Однако, по крайней мере в период революции 1905 года, многие высокопоставленные чиновники предлагали искать иные в сравнении с применявшимися до революции, то есть нерепрессивные, меры воздействия. И. И. Толстой полагал, что запрет на книгопечатание на украинском и белорусском языках привел к появлению «автономно-сепаратистических стремлений» в этих национальных сообществах[1044]
, а виленский генерал-губернатор К. Ф. Кршивицкий утверждал, что в новых условиях власти могут опираться исключительно на применение «мер культурного характера». Генерал-губернатор считал, что белорусы вследствие многовекового сосуществования Литвы и Белоруссии с Польшей «по языку и нравам» есть «нечто среднее между коренными русскими и поляками», поэтому белорус «одинаково легко обращается и в русского, и в поляка» и, следовательно, правительство «должно всеми культурными мерами пробуждать сознание в Белоруссии и сохранить белорусов для восприятия русской культуры». При этом, по мнению К. Ф. Кршивицкого, для того чтобы белорусы идентифицировали себя с русскими, следует принять целый ряд мер: как можно быстрее ввести белорусский язык как язык дополнительных католических служб, открыть начальные школы с преподаванием белорусского языка, участвовать в формировании кадров из числа священников местного происхождения[1045], создать для белорусских крестьян более выгодные условия приобретения земли, создать сеть потребительских обществ, издать дешевые книжки для народа «на местном наречии». К. Ф. Кршивицкий считал, что в этой области властям необходима и помощь общественности, поэтому поддерживал сформировавшиеся в крае организации «Северо-западное русское вече» и «Крестьянин». Генерал-губернатор надеялся, что работа станет легче после введения в крае земств[1046].Предложенная К. Ф. Кршивицким программа напоминала меры, которые предлагали некоторые имперские чиновники уже в начале 1860-х годов. В то время, точно так же как и в 1906 году, некоторые представители политической элиты империи искали «меры культурного характера», способные противостоять польскому влиянию на белорусов. Однако в последние десятилетия существования империи, как и в середине XIX века, имперские власти не решились поддержать институционализацию этого языка даже в начальной школе, неизвестно также и о какой бы то ни было более широкой поддержке печатных изданий на белорусском языке. В принципе, предложения К. Ф. Кршивицкого о белорусском языке как языке преподавания в начальной школе были неприемлемы для абсолютного большинства чиновников как опасные для целостности триединой русской нации.
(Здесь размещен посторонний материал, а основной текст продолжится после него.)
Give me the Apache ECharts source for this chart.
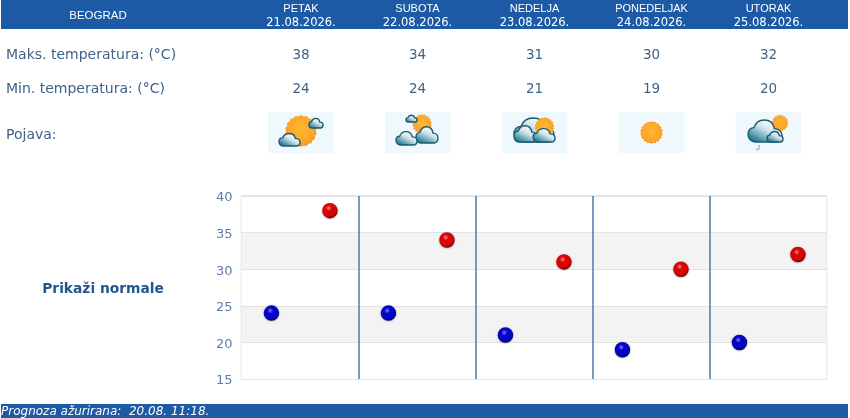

При этом идея использования белорусского языка во время дополнительных католических служб рассматривалась государственными учреждениями до Первой мировой войны достаточно часто[1047]
. Правда, можно предположить, что чиновники нередко понимали введение белорусского языка как этап перехода к русскому языку. Кроме того, часть православных епископов опасалась, что дополнительное богослужение на белорусском языке может привлечь в католическую церковь православных и те обратятся в католичество[1048].